▶ DO THIS: Give every line back verbatim, dropping all images.
....
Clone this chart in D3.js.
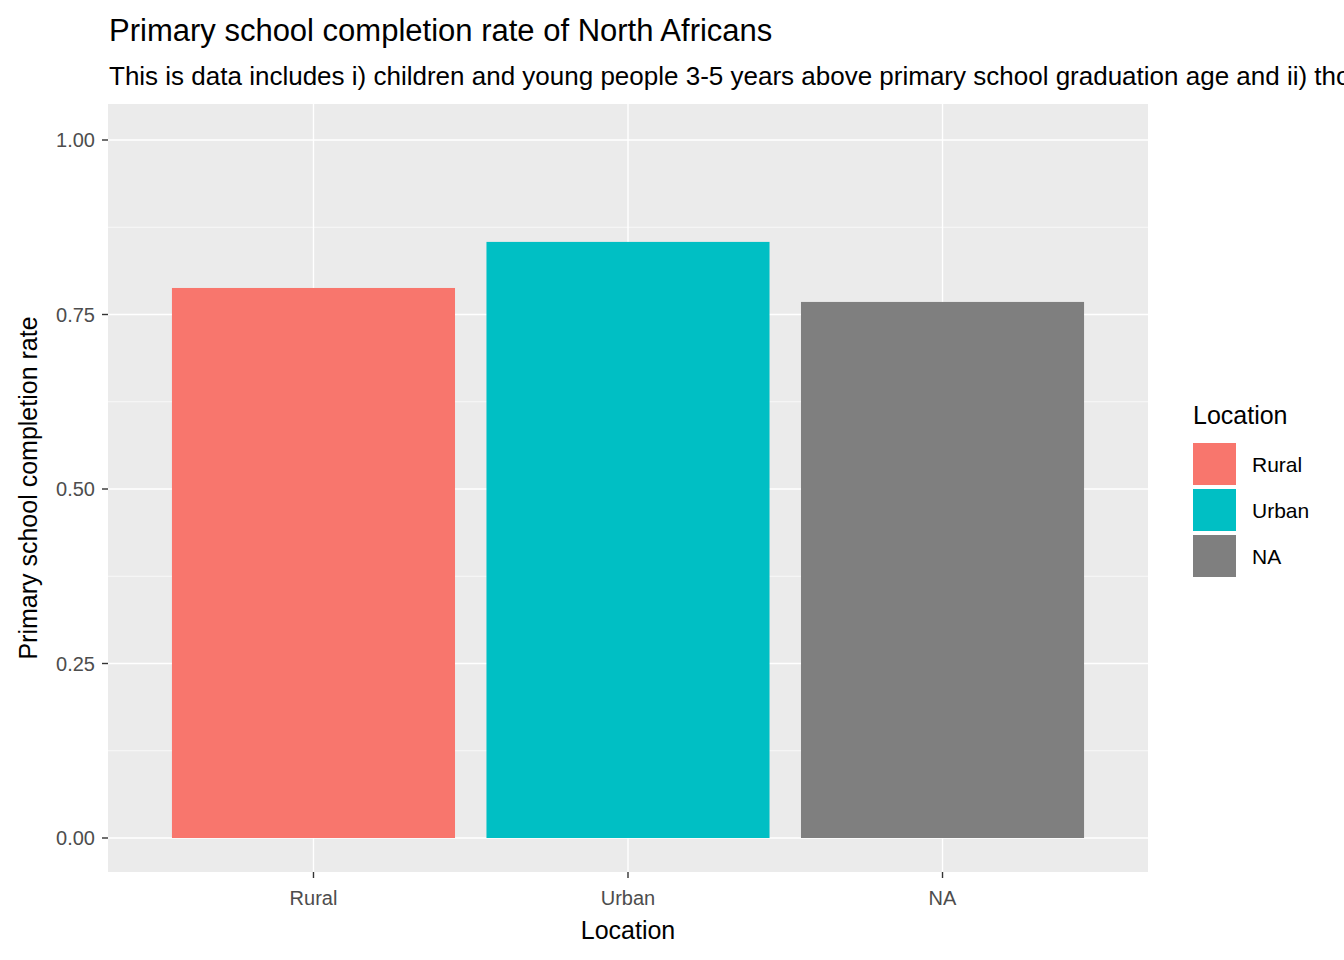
<!DOCTYPE html>
<html><head><meta charset="utf-8">
<script src="https://cdn.jsdelivr.net/npm/d3@7"></script>
<style>body{margin:0;background:#fff;overflow:hidden}text{font-family:Arial,"Liberation Sans",sans-serif}</style>
</head><body><div id="vis"></div>
<script>
var categories = ["Rural", "Urban", "NA"];
var values = [0.788, 0.854, 0.768];
var colorsList = ["#F8766D", "#00BFC4", "#7F7F7F"];
var yTicks = [0, 0.25, 0.5, 0.75, 1];

var w = 1344, h = 960;
var pLeft = 108, pRight = 1148, pTop = 104, pBottom = 872;

var svg = d3.select("#vis").append("svg").attr("width", w).attr("height", h);

// ggplot: 0.6 units expansion each side, bar width 0.9
var unit = (pRight - pLeft) / 3.2;
var x = d3.scaleBand().domain(categories).range([pLeft + unit * 0.1, pRight - unit * 0.1]).padding(0.1);
var y = d3.scaleLinear().domain([0, 1]).range([838, 140]);

svg.append("rect").attr("x", pLeft).attr("y", pTop).attr("width", pRight - pLeft).attr("height", pBottom - pTop).attr("fill", "#EBEBEB");

[0.125, 0.375, 0.625, 0.875].forEach(function (t) {
  svg.append("line").attr("x1", pLeft).attr("x2", pRight).attr("y1", y(t)).attr("y2", y(t)).attr("stroke", "#fff").attr("stroke-width", 0.7);
});
yTicks.forEach(function (t) {
  svg.append("line").attr("x1", pLeft).attr("x2", pRight).attr("y1", y(t)).attr("y2", y(t)).attr("stroke", "#fff").attr("stroke-width", 1.4);
});
categories.forEach(function (c) {
  var cx = x(c) + x.bandwidth() / 2;
  svg.append("line").attr("x1", cx).attr("x2", cx).attr("y1", pTop).attr("y2", pBottom).attr("stroke", "#fff").attr("stroke-width", 1.4);
});

svg.selectAll(".bar").data(categories).enter().append("rect")
  .attr("x", d => x(d)).attr("width", x.bandwidth())
  .attr("y", (d, i) => y(values[i])).attr("height", (d, i) => y(0) - y(values[i]))
  .attr("fill", (d, i) => colorsList[i]);

yTicks.forEach(function (t) {
  svg.append("line").attr("x1", pLeft - 6).attr("x2", pLeft).attr("y1", y(t)).attr("y2", y(t)).attr("stroke", "#333").attr("stroke-width", 1.4);
  svg.append("text").attr("x", pLeft - 13).attr("y", y(t) + 7).attr("text-anchor", "end").attr("font-size", 20).attr("fill", "#4D4D4D").text(t.toFixed(2));
});
categories.forEach(function (c) {
  var cx = x(c) + x.bandwidth() / 2;
  svg.append("line").attr("x1", cx).attr("x2", cx).attr("y1", pBottom).attr("y2", pBottom + 6).attr("stroke", "#333").attr("stroke-width", 1.4);
  svg.append("text").attr("x", cx).attr("y", pBottom + 33).attr("text-anchor", "middle").attr("font-size", 20).attr("fill", "#4D4D4D").text(c);
});

svg.append("text").attr("x", (pLeft + pRight) / 2).attr("y", 939).attr("text-anchor", "middle").attr("font-size", 25).text("Location");
svg.append("text").attr("transform", "translate(37," + (pTop + pBottom) / 2 + ") rotate(-90)").attr("text-anchor", "middle").attr("font-size", 25).text("Primary school completion rate");

svg.append("text").attr("x", 109).attr("y", 41).attr("font-size", 31).text("Primary school completion rate of North Africans");
svg.append("text").attr("x", 109).attr("y", 85).attr("font-size", 26).text("This is data includes i) children and young people 3-5 years above primary school graduation age and ii) those who completed primary school");

svg.append("text").attr("x", 1193).attr("y", 424).attr("font-size", 25).text("Location");
categories.forEach(function (c, i) {
  var ky = 443 + i * 46;
  svg.append("rect").attr("x", 1193).attr("y", ky).attr("width", 43).attr("height", 42).attr("fill", colorsList[i]);
  svg.append("text").attr("x", 1252).attr("y", ky + 29).attr("font-size", 21).text(c);
});
</script></body></html>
....
▶ FINAL ANSWER:
Clone this chart in D3.js.
<!DOCTYPE html>
<html><head><meta charset="utf-8">
<script src="https://cdn.jsdelivr.net/npm/d3@7"></script>
<style>body{margin:0;background:#fff;overflow:hidden}text{font-family:Arial,"Liberation Sans",sans-serif}</style>
</head><body><div id="vis"></div>
<script>
var categories = ["Rural", "Urban", "NA"];
var values = [0.788, 0.854, 0.768];
var colorsList = ["#F8766D", "#00BFC4", "#7F7F7F"];
var yTicks = [0, 0.25, 0.5, 0.75, 1];

var w = 1344, h = 960;
var pLeft = 108, pRight = 1148, pTop = 104, pBottom = 872;

var svg = d3.select("#vis").append("svg").attr("width", w).attr("height", h);

// ggplot: 0.6 units expansion each side, bar width 0.9
var unit = (pRight - pLeft) / 3.2;
var x = d3.scaleBand().domain(categories).range([pLeft + unit * 0.1, pRight - unit * 0.1]).padding(0.1);
var y = d3.scaleLinear().domain([0, 1]).range([838, 140]);

svg.append("rect").attr("x", pLeft).attr("y", pTop).attr("width", pRight - pLeft).attr("height", pBottom - pTop).attr("fill", "#EBEBEB");

[0.125, 0.375, 0.625, 0.875].forEach(function (t) {
  svg.append("line").attr("x1", pLeft).attr("x2", pRight).attr("y1", y(t)).attr("y2", y(t)).attr("stroke", "#fff").attr("stroke-width", 0.7);
});
yTicks.forEach(function (t) {
  svg.append("line").attr("x1", pLeft).attr("x2", pRight).attr("y1", y(t)).attr("y2", y(t)).attr("stroke", "#fff").attr("stroke-width", 1.4);
});
categories.forEach(function (c) {
  var cx = x(c) + x.bandwidth() / 2;
  svg.append("line").attr("x1", cx).attr("x2", cx).attr("y1", pTop).attr("y2", pBottom).attr("stroke", "#fff").attr("stroke-width", 1.4);
});

svg.selectAll(".bar").data(categories).enter().append("rect")
  .attr("x", d => x(d)).attr("width", x.bandwidth())
  .attr("y", (d, i) => y(values[i])).attr("height", (d, i) => y(0) - y(values[i]))
  .attr("fill", (d, i) => colorsList[i]);

yTicks.forEach(function (t) {
  svg.append("line").attr("x1", pLeft - 6).attr("x2", pLeft).attr("y1", y(t)).attr("y2", y(t)).attr("stroke", "#333").attr("stroke-width", 1.4);
  svg.append("text").attr("x", pLeft - 13).attr("y", y(t) + 7).attr("text-anchor", "end").attr("font-size", 20).attr("fill", "#4D4D4D").text(t.toFixed(2));
});
categories.forEach(function (c) {
  var cx = x(c) + x.bandwidth() / 2;
  svg.append("line").attr("x1", cx).attr("x2", cx).attr("y1", pBottom).attr("y2", pBottom + 6).attr("stroke", "#333").attr("stroke-width", 1.4);
  svg.append("text").attr("x", cx).attr("y", pBottom + 33).attr("text-anchor", "middle").attr("font-size", 20).attr("fill", "#4D4D4D").text(c);
});

svg.append("text").attr("x", (pLeft + pRight) / 2).attr("y", 939).attr("text-anchor", "middle").attr("font-size", 25).text("Location");
svg.append("text").attr("transform", "translate(37," + (pTop + pBottom) / 2 + ") rotate(-90)").attr("text-anchor", "middle").attr("font-size", 25).text("Primary school completion rate");

svg.append("text").attr("x", 109).attr("y", 41).attr("font-size", 31).text("Primary school completion rate of North Africans");
svg.append("text").attr("x", 109).attr("y", 85).attr("font-size", 26).text("This is data includes i) children and young people 3-5 years above primary school graduation age and ii) those who completed primary school");

svg.append("text").attr("x", 1193).attr("y", 424).attr("font-size", 25).text("Location");
categories.forEach(function (c, i) {
  var ky = 443 + i * 46;
  svg.append("rect").attr("x", 1193).attr("y", ky).attr("width", 43).attr("height", 42).attr("fill", colorsList[i]);
  svg.append("text").attr("x", 1252).attr("y", ky + 29).attr("font-size", 21).text(c);
});
</script></body></html>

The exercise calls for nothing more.